Implementation of a softmax activation function fo

2020-02-16 08:41发布

I am using a Softmax activation function in the last layer of a neural network. But I have problems with a safe implementation of this function.

A naive implementation would be this one:

Vector y = mlp(x); // output of the neural network without softmax activation function
for(int f = 0; f < y.rows(); f++)
  y(f) = exp(y(f));
y /= y.sum();

This does not work very well for > 100 hidden nodes because the y will be NaN in many cases (if y(f) > 709, exp(y(f)) will return inf).
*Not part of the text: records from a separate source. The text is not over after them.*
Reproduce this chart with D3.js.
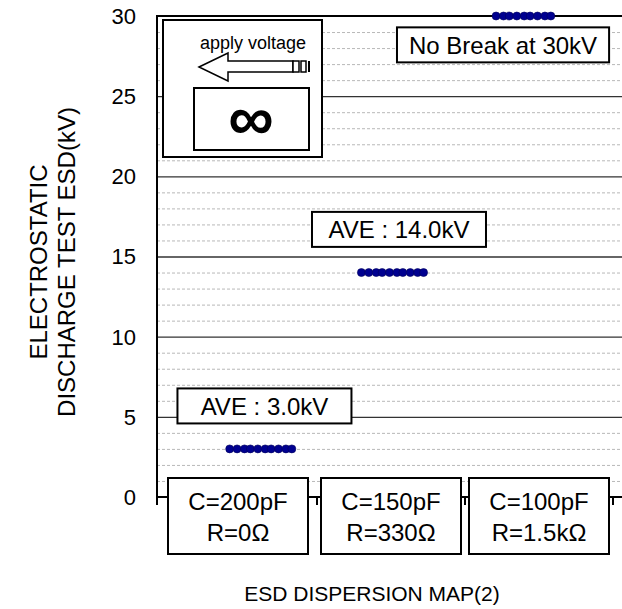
<!DOCTYPE html>
<html>
<head>
<meta charset="utf-8">
<script src="https://cdn.jsdelivr.net/npm/d3@7"></script>
<style>
  body { margin: 0; background: #fff; }
  svg { display: block; font-family: Arial, "Liberation Sans", sans-serif; }
</style>
</head>
<body>
<svg width="622" height="609"></svg>
<script>
// conditions (x axis categories)
const capLabels = ['C=200pF', 'C=150pF', 'C=100pF'];
const resLabels = ['R=0\u03A9', 'R=330\u03A9', 'R=1.5k\u03A9'];

// sample positions inside each category and the measured ESD level (kV)
const sampleX1 = [0.41, 0.46, 0.51, 0.55, 0.60, 0.65, 0.69, 0.74, 0.79, 0.83];
const esd1 = [3.0, 3.0, 3.0, 3.0, 3.0, 3.0, 3.0, 3.0, 3.0, 3.0];
const sampleX2 = [1.30, 1.35, 1.40, 1.44, 1.49, 1.54, 1.58, 1.63, 1.68, 1.72];
const esd2 = [14.0, 14.0, 14.0, 14.0, 14.0, 14.0, 14.0, 14.0, 14.0, 14.0];
const sampleX3 = [2.21, 2.26, 2.30, 2.35, 2.40, 2.44, 2.49, 2.54, 2.58];
const esd3 = [30, 30, 30, 30, 30, 30, 30, 30, 30];

const yTicks = [0, 5, 10, 15, 20, 25, 30];

// annotations: text, center x (category units), center y (kV)
const notes = [
  { text: 'AVE : 3.0kV', x: 0.645, y: 5.68 },
  { text: 'AVE : 14.0kV', x: 1.554, y: 16.69 },
  { text: 'No Break at 30kV', x: 2.257, y: 28.2 }
];

const svg = d3.select('svg');
const plotLeft = 157, plotTop = 16, plotBottom = 497, plotRight = 622;

const y = d3.scaleLinear().domain([0, 30]).range([plotBottom, plotTop]);
const x = d3.scaleLinear().domain([0, 3]).range([169, 613]);

// grid
svg.append('g')
  .selectAll('line')
  .data(d3.range(1, 30).filter(function (d) { return d % 5 !== 0; }))
  .enter().append('line')
  .attr('x1', plotLeft).attr('x2', plotRight)
  .attr('y1', function (d) { return y(d) + 0.5; })
  .attr('y2', function (d) { return y(d) + 0.5; })
  .attr('stroke', '#b8b8b8')
  .attr('stroke-dasharray', '3,2');

svg.append('g')
  .selectAll('line')
  .data([5, 10, 15, 20, 25])
  .enter().append('line')
  .attr('x1', plotLeft).attr('x2', plotRight)
  .attr('y1', function (d) { return y(d) + 0.5; })
  .attr('y2', function (d) { return y(d) + 0.5; })
  .attr('stroke', '#333')
  .attr('stroke-width', 1.3);

// frame: top border + left axis + bottom axis
svg.append('line')
  .attr('x1', plotLeft).attr('x2', plotRight)
  .attr('y1', y(30)).attr('y2', y(30))
  .attr('stroke', '#000').attr('stroke-width', 2);
svg.append('line')
  .attr('x1', plotLeft).attr('x2', plotRight)
  .attr('y1', y(0)).attr('y2', y(0))
  .attr('stroke', '#000').attr('stroke-width', 2);
svg.append('line')
  .attr('x1', plotLeft).attr('x2', plotLeft)
  .attr('y1', y(30) - 1).attr('y2', y(0) + 8)
  .attr('stroke', '#000').attr('stroke-width', 2);

// category separators on the bottom axis
svg.append('g')
  .selectAll('line')
  .data([1, 2, 3])
  .enter().append('line')
  .attr('x1', function (d) { return x(d); })
  .attr('x2', function (d) { return x(d); })
  .attr('y1', y(0)).attr('y2', y(0) + 8)
  .attr('stroke', '#000').attr('stroke-width', 2);

// y tick labels
svg.append('g')
  .selectAll('text')
  .data(yTicks)
  .enter().append('text')
  .attr('x', 136)
  .attr('y', function (d) { return y(d); })
  .attr('dy', '0.36em')
  .attr('text-anchor', 'end')
  .style('font-size', '22px')
  .text(function (d) { return d; });

// category boxes
const cat = svg.append('g')
  .selectAll('g')
  .data(capLabels)
  .enter().append('g')
  .attr('transform', function (d, i) {
    return 'translate(' + (x(i + 0.5) - 5 * (i === 0)) + ',' + 516 + ')';
  });
cat.append('rect')
  .attr('x', -70).attr('y', -38)
  .attr('width', 140).attr('height', 76)
  .attr('fill', '#fff').attr('stroke', '#000').attr('stroke-width', 2);
cat.append('text')
  .attr('y', -14).attr('dy', '0.35em')
  .attr('text-anchor', 'middle')
  .style('font-size', '24px')
  .text(function (d) { return d; });
cat.append('text')
  .attr('y', 17).attr('dy', '0.35em')
  .attr('text-anchor', 'middle')
  .style('font-size', '24px')
  .text(function (d, i) { return resLabels[i]; });

// data points
const series = [
  { xs: sampleX1, ys: esd1 },
  { xs: sampleX2, ys: esd2 },
  { xs: sampleX3, ys: esd3 }
];
series.forEach(function (s) {
  svg.append('g')
    .selectAll('circle')
    .data(s.ys)
    .enter().append('circle')
    .attr('cx', function (d, i) { return x(s.xs[i]); })
    .attr('cy', function (d) { return y(d); })
    .attr('r', 4)
    .attr('fill', '#000090')
    .attr('stroke', '#00005a')
    .attr('stroke-width', 0.6);
});

// annotation boxes
notes.forEach(function (n) {
  const g = svg.append('g')
    .attr('transform', 'translate(' + x(n.x) + ',' + y(n.y) + ')');
  const t = g.append('text')
    .attr('text-anchor', 'middle')
    .attr('dy', '0.36em')
    .style('font-size', '24px')
    .text(n.text);
  const w = Math.max(t.node().getComputedTextLength() + 24, 174);
  g.insert('rect', 'text')
    .attr('x', -w / 2).attr('y', -17.5)
    .attr('width', w).attr('height', 35)
    .attr('fill', '#fff').attr('stroke', '#000').attr('stroke-width', 2);
});

// inset illustration: apply voltage / infinity
const inset = svg.append('g').attr('transform', 'translate(163,20)');
inset.append('rect')
  .attr('width', 159).attr('height', 137)
  .attr('fill', '#fff').attr('stroke', '#000').attr('stroke-width', 2);
inset.append('text')
  .attr('x', 90).attr('y', 29)
  .attr('text-anchor', 'middle')
  .style('font-size', '18px')
  .text('apply voltage');
inset.append('path')
  .attr('d', 'M36,47 L65,33 L65,41 L130,41 L130,52 L65,52 L65,61 Z')
  .attr('fill', '#fff').attr('stroke', '#000').attr('stroke-width', 1.5);
inset.append('rect').attr('x', 130).attr('y', 41).attr('width', 6).attr('height', 11)
  .attr('fill', '#fff').attr('stroke', '#000').attr('stroke-width', 1.5);
inset.append('rect').attr('x', 138).attr('y', 41).attr('width', 5).attr('height', 11)
  .attr('fill', '#fff').attr('stroke', '#000').attr('stroke-width', 1.5);
inset.append('rect').attr('x', 145).attr('y', 41).attr('width', 2).attr('height', 11)
  .attr('fill', '#000');
inset.append('rect')
  .attr('x', 31).attr('y', 68)
  .attr('width', 115).attr('height', 62)
  .attr('fill', '#fff').attr('stroke', '#000').attr('stroke-width', 2);
inset.append('text')
  .attr('x', 88).attr('y', 120)
  .attr('text-anchor', 'middle')
  .style('font-size', '64px')
  .style('font-weight', 'bold')
  .text('\u221E');

// axis titles
svg.append('text')
  .attr('transform', 'translate(47,262) rotate(-90)')
  .attr('text-anchor', 'middle')
  .style('font-size', '24px')
  .text('ELECTROSTATIC');
svg.append('text')
  .attr('transform', 'translate(75,262) rotate(-90)')
  .attr('text-anchor', 'middle')
  .style('font-size', '24px')
  .text('DISCHARGE TEST ESD(kV)');
svg.append('text')
  .attr('x', 372).attr('y', 601)
  .attr('text-anchor', 'middle')
  .style('font-size', '21px')
  .text('ESD DISPERSION MAP(2)');
</script>
</body>
</html>
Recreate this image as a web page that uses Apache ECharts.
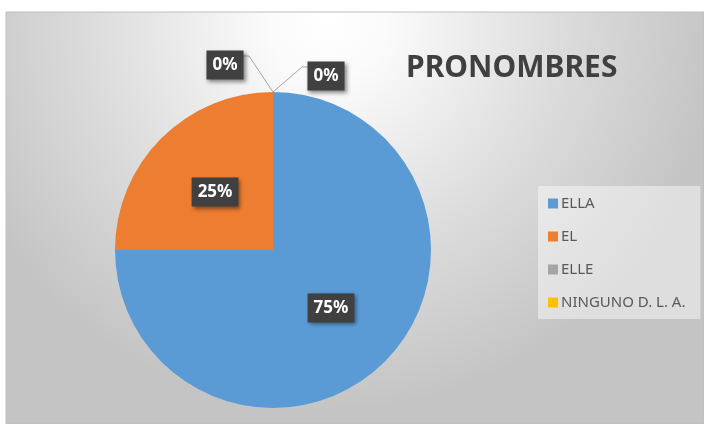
<!DOCTYPE html>
<html>
<head>
<meta charset="utf-8">
<script src="https://cdn.jsdelivr.net/npm/echarts@6/dist/echarts.min.js"></script>
<style>
  html, body { margin: 0; padding: 0; background: #fff; }
  #chart { width: 704px; height: 424px; }
</style>
</head>
<body>
<div id="chart"></div>
<script>
// datos del grafico
const categories = ['ELLA', 'EL', 'ELLE', 'NINGUNO D. L. A.'];
const values = [75, 25, 0, 0];
const colors = ['#5B9BD5', '#ED7D31', '#A5A5A5', '#FFC000'];

let myChart = echarts.init(document.getElementById('chart'));

let pieData = categories.map(function (name, i) {
    if (values[i] === 0) {
        return {
            name: name,
            value: values[i],
            label: { position: 'outside' },
            labelLine: { show: true, length: 10, length2: 10 }
        };
    }
    return { name: name, value: values[i] };
});

let option = {
    color: colors,
    animation: false,
    graphic: [{
        type: 'rect',
        z: -10,
        silent: true,
        shape: { x: 6, y: 12, width: 698, height: 412 },
        style: {
            fill: new echarts.graphic.RadialGradient(0.46, 0.02, 0.95, [
                { offset: 0, color: '#ffffff' },
                { offset: 0.15, color: '#fbfbfb' },
                { offset: 0.6, color: '#dcdcdc' },
                { offset: 1, color: '#c4c4c4' }
            ]),
            stroke: '#bfbfbf',
            lineWidth: 1
        }
    }],
    title: {
        text: 'PRONOMBRES',
        left: 401,
        top: 48,
        textStyle: {
            fontFamily: 'Noto Sans',
            fontSize: 30,
            fontWeight: 'bold',
            color: '#404040'
        }
    },
    legend: {
        orient: 'vertical',
        left: 538,
        top: 186,
        padding: [10, 15, 9, 10],
        itemGap: 18,
        itemWidth: 10,
        itemHeight: 10,
        icon: 'rect',
        backgroundColor: 'rgba(255,255,255,0.45)',
        textStyle: {
            fontFamily: 'Noto Sans',
            fontSize: 15,
            color: '#595959',
            padding: [0, 0, 0, -2]
        },
        data: categories
    },
    series: [{
        name: 'PRONOMBRES',
        type: 'pie',
        center: [273, 250],
        radius: 158,
        startAngle: 90,
        clockwise: true,
        avoidLabelOverlap: false,
        percentPrecision: 0,
        label: {
            show: true,
            position: 'inside',
            formatter: '{d}%',
            fontFamily: 'Noto Sans',
            fontSize: 17,
            fontWeight: 'bold',
            color: '#ffffff',
            backgroundColor: '#404040',
            padding: [6, 6, 6, 6],
            shadowBlur: 4,
            shadowColor: 'rgba(0,0,0,0.45)',
            shadowOffsetX: 2,
            shadowOffsetY: 2
        },
        labelLine: {
            show: false,
            lineStyle: { color: '#a6a6a6', width: 1 }
        },
        // etiquetas de 0% arriba del pastel
        labelLayout: function (params) {
            if (values[params.dataIndex] !== 0) {
                return {};
            }
            let p0 = [params.rect.x, params.rect.y];
            let w = params.labelRect.width;
            let h = params.labelRect.height;
            if (params.dataIndex === 2) {
                let cx = p0[0] - 48, cy = p0[1] - 27;
                return {
                    x: cx - w / 2,
                    y: cy - h / 2,
                    align: 'left',
                    verticalAlign: 'top',
                    labelLinePoints: [p0, [p0[0] - 24, p0[1] - 36], [cx + w / 2, p0[1] - 36]]
                };
            }
            let cx = p0[0] + 53, cy = p0[1] - 16;
            return {
                x: cx - w / 2,
                y: cy - h / 2,
                align: 'left',
                verticalAlign: 'top',
                labelLinePoints: [p0, [p0[0] + 29, p0[1] - 25], [cx - w / 2, p0[1] - 25]]
            };
        },
        data: pieData
    }]
};
myChart.setOption(option);
</script>
</body>
</html>
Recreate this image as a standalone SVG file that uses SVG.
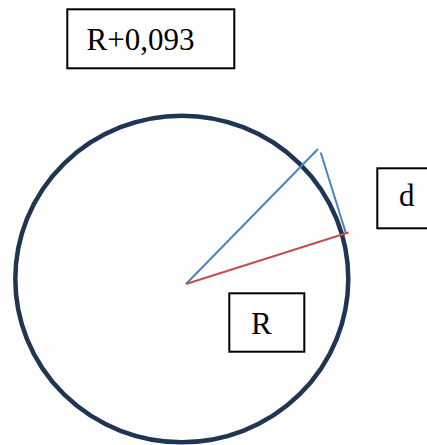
<svg xmlns="http://www.w3.org/2000/svg" width="427" height="445" viewBox="0 0 427 445">
<style>
.box{fill:#fff;stroke:#000;stroke-width:2}
.lbl{font-family:'Liberation Serif','DejaVu Serif','Times New Roman',serif;font-size:31px;fill:#000}
.blue{stroke:#4F81BD;stroke-width:2;fill:none}
.red{stroke:#C0504D;stroke-width:2;fill:none}
</style>
<g id="circle">
<ellipse cx="181.8" cy="279" rx="166.5" ry="163.3" fill="none" stroke="#1F3553" stroke-width="4.5"/>
</g>
<g id="connectors">
<line class="blue" x1="186" y1="284" x2="318" y2="149"/>
<line class="blue" x1="320.7" y1="152.5" x2="346" y2="233.5"/>
<line class="red" x1="186" y1="284" x2="348.5" y2="232.5"/>
</g>
<g id="label-top">
<rect class="box" x="67.3" y="9.3" width="167" height="59"/>
<text class="lbl" x="86.5" y="50" font-family="Liberation Serif, serif">R+0,093</text>
</g>
<g id="label-d">
<rect class="box" x="377.3" y="168.3" width="60" height="60"/>
<text class="lbl" x="399" y="206" font-family="Liberation Serif, serif">d</text>
</g>
<g id="label-R">
<rect class="box" x="229.3" y="293.3" width="75" height="58.4"/>
<text class="lbl" x="251" y="334.3" font-family="Liberation Serif, serif">R</text>
</g>
</svg>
I came up with this version:

Vector y = mlp(x); // output of the neural network without softmax activation function
for(int f = 0; f < y.rows(); f++)
  y(f) = safeExp(y(f), y.rows());
y /= y.sum();

where safeExp is defined as

double safeExp(double x, int div)
{
  static const double maxX = std::log(std::numeric_limits<double>::max());
  const double max = maxX / (double) div;
  if(x > max)
    x = max;
  return std::exp(x);
}

This function limits the input of exp. In most of the cases this works but not in all cases and I did not really manage to find out in which cases it does not work. When I have 800 hidden neurons in the previous layer it does not work at all.

However, even if this worked I somehow "distort" the result of the ANN. Can you think of any other way to calculate the correct solution? Are there any C++ libraries or tricks that I can use to calculate the exact output of this ANN?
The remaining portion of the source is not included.